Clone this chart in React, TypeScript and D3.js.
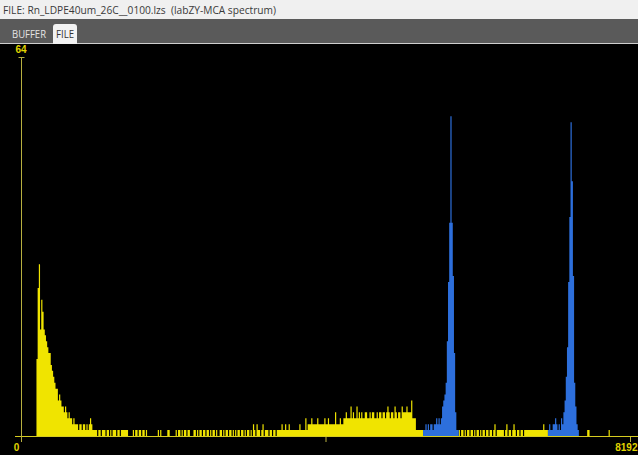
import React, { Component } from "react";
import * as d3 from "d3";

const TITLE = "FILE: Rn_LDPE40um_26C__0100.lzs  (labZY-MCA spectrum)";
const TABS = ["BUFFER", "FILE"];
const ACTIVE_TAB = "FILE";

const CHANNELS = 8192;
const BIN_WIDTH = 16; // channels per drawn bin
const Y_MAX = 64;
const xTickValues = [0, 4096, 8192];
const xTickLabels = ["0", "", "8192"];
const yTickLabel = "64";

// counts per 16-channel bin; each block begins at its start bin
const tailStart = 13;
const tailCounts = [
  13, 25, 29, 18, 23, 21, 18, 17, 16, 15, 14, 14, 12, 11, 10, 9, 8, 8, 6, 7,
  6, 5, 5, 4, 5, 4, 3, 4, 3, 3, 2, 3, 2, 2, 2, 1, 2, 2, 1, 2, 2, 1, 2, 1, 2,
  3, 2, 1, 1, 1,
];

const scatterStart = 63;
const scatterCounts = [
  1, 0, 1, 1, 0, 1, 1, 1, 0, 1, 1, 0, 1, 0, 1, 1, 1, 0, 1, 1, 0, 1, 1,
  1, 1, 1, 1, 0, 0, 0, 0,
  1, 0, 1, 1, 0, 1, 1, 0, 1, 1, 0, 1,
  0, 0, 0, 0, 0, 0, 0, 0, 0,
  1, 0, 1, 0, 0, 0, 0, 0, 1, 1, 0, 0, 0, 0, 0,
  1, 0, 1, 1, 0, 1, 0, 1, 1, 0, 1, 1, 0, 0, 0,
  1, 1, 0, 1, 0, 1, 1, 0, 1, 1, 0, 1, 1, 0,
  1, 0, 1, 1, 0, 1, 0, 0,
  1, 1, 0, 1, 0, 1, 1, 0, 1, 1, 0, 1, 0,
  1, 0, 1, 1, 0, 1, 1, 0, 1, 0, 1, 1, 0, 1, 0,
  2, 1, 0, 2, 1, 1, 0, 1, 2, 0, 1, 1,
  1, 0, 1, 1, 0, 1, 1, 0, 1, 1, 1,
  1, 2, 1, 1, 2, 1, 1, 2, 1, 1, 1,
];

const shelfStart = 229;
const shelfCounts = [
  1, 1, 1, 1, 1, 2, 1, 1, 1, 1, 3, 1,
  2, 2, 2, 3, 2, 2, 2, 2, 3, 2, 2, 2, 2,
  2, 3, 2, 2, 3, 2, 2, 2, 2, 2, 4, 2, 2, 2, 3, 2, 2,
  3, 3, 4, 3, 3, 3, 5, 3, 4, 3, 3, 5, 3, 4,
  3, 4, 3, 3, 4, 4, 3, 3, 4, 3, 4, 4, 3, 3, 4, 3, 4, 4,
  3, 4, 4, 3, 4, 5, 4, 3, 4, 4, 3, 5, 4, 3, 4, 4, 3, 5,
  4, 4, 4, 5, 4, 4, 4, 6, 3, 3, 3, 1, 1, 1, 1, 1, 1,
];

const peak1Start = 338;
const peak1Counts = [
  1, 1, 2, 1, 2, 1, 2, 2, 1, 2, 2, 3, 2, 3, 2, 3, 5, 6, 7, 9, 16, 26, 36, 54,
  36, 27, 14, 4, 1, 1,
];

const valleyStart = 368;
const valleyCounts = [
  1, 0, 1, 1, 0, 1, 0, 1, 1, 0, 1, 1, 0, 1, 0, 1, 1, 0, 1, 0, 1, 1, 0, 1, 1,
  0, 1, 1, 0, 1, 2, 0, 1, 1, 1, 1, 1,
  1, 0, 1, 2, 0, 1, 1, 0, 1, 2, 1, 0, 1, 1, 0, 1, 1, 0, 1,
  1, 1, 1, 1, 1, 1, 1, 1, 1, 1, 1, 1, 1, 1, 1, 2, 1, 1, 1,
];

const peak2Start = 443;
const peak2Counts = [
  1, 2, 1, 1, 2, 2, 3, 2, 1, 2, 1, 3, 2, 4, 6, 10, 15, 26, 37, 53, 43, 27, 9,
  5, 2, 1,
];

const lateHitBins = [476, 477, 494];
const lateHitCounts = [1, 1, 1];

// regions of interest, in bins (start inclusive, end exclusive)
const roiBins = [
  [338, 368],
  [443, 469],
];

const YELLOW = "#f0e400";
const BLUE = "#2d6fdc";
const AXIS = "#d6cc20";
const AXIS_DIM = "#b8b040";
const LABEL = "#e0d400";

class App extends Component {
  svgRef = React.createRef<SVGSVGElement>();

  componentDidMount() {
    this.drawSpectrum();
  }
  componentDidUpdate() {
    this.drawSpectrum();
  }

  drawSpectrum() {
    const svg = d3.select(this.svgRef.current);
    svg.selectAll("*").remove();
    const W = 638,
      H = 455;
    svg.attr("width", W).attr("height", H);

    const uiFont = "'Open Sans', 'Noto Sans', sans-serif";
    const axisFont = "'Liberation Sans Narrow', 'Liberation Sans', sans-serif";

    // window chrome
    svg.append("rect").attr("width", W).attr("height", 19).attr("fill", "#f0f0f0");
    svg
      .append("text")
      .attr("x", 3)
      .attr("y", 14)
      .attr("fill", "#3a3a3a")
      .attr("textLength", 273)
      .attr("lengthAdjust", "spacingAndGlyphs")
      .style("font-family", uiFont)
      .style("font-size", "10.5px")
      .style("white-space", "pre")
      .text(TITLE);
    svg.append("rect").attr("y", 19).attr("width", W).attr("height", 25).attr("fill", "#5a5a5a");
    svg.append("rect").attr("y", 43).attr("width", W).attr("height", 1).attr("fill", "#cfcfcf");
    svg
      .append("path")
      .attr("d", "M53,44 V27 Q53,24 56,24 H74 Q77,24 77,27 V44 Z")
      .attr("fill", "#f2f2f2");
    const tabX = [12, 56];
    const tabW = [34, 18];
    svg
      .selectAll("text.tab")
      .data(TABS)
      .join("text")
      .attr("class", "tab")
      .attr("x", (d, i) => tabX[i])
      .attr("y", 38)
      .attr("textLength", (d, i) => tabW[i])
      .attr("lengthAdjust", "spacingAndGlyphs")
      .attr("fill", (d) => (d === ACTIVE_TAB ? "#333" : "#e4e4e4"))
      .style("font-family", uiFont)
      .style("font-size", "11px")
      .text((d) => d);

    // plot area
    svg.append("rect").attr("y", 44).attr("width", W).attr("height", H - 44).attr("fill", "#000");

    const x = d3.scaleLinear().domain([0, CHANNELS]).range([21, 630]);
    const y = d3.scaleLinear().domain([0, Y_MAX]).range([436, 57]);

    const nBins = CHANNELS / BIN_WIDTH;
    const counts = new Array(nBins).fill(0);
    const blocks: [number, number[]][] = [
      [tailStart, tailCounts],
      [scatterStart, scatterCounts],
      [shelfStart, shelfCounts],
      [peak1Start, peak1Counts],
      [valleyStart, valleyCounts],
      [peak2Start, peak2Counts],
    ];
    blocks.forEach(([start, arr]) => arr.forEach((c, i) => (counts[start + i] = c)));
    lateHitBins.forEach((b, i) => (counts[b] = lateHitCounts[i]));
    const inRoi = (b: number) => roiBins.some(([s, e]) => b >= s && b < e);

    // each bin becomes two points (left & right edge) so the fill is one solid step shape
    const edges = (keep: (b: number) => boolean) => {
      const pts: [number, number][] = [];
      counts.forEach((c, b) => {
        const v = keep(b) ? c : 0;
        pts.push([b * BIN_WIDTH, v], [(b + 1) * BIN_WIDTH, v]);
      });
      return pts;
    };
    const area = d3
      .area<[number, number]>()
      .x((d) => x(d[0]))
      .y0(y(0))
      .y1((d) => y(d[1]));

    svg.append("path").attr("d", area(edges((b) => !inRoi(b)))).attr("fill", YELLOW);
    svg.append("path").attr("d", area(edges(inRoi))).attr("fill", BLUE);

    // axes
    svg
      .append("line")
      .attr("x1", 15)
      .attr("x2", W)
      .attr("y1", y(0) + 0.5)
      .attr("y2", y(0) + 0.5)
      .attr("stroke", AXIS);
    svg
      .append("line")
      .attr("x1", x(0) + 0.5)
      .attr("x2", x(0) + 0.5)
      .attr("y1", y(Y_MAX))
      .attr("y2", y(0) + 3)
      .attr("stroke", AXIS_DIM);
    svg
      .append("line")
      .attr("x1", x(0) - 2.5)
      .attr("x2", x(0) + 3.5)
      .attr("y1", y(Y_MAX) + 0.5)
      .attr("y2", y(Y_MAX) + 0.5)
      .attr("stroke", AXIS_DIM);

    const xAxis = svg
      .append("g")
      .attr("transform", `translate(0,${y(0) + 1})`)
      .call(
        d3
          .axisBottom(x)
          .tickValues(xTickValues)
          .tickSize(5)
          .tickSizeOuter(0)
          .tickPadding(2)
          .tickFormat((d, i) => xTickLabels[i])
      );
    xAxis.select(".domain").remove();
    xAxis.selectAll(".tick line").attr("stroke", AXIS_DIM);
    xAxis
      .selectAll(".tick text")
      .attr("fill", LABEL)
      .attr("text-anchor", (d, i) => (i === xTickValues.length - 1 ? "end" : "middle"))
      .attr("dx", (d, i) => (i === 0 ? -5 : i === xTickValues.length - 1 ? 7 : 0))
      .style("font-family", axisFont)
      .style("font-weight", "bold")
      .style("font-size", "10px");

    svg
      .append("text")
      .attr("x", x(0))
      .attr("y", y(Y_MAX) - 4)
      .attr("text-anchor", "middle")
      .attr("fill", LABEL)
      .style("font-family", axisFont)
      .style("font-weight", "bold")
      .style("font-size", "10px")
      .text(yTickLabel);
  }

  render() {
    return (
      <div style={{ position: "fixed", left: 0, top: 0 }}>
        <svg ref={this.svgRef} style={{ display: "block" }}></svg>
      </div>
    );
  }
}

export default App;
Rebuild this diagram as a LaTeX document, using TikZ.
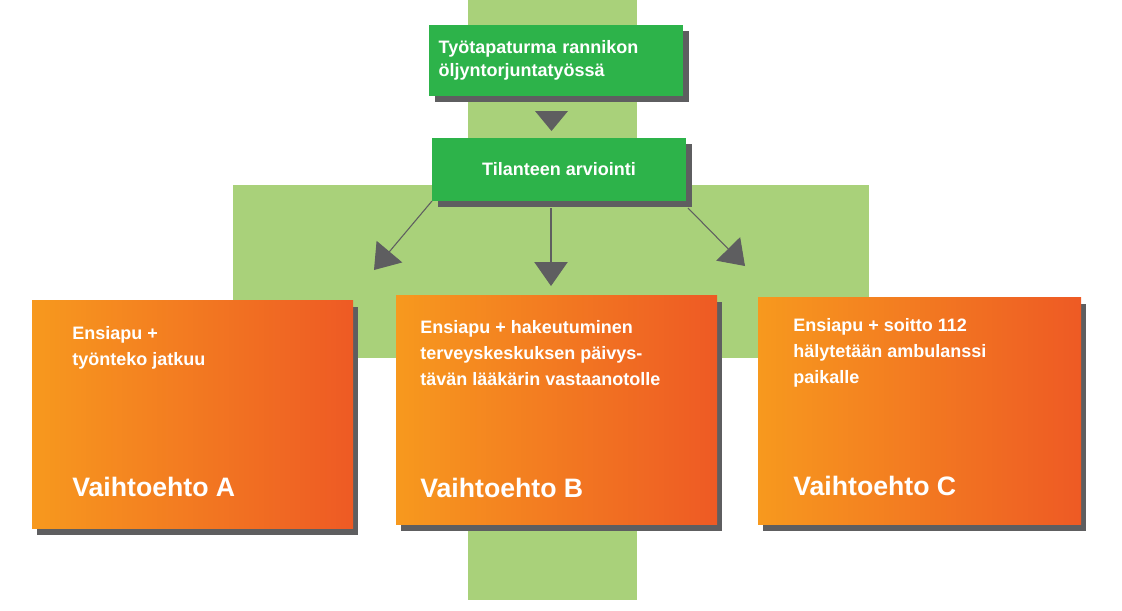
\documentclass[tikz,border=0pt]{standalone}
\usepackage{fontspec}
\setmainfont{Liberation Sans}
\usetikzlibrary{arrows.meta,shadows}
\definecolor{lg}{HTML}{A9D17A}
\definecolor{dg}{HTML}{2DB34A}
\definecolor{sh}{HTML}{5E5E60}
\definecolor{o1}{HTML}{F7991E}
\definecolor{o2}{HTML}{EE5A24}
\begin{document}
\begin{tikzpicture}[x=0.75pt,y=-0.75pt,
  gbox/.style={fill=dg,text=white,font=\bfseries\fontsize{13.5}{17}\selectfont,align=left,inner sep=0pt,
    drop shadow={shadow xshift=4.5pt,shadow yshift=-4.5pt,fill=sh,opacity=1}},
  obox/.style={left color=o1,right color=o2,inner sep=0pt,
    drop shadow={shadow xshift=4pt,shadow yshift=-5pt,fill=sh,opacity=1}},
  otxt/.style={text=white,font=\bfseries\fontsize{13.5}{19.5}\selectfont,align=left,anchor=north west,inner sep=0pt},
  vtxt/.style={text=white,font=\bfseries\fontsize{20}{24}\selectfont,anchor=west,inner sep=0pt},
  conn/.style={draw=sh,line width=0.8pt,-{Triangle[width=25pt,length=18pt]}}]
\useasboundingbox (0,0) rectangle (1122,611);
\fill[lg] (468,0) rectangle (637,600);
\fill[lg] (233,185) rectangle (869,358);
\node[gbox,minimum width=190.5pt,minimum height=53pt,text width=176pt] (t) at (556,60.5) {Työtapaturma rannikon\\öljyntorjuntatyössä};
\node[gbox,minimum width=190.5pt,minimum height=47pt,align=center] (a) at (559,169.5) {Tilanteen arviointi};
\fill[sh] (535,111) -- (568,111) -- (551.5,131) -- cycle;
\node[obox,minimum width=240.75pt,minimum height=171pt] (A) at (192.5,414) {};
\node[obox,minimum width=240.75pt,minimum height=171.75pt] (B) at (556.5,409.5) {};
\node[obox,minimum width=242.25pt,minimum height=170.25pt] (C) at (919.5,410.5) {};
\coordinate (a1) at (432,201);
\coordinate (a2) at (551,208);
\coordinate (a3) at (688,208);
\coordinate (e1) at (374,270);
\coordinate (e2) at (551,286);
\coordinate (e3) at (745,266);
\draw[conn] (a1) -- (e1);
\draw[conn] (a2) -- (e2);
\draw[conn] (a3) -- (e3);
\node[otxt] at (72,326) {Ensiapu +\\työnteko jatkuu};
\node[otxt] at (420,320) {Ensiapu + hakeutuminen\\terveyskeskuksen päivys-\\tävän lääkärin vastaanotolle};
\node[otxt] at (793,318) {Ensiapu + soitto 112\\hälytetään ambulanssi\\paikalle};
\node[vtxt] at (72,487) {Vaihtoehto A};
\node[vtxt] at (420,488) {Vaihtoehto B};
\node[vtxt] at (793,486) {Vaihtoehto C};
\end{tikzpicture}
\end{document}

•••••

→ **Task directions**
Check each line of the entries above for the word "this". List the ones that have it.

→ **Output below**
Clone this chart in React, TypeScript and D3.js.
    this.drawSpectrum();
    this.drawSpectrum();
    const svg = d3.select(this.svgRef.current);
        <svg ref={this.svgRef} style={{ display: "block" }}></svg>
Rebuild this diagram as a LaTeX document, using TikZ.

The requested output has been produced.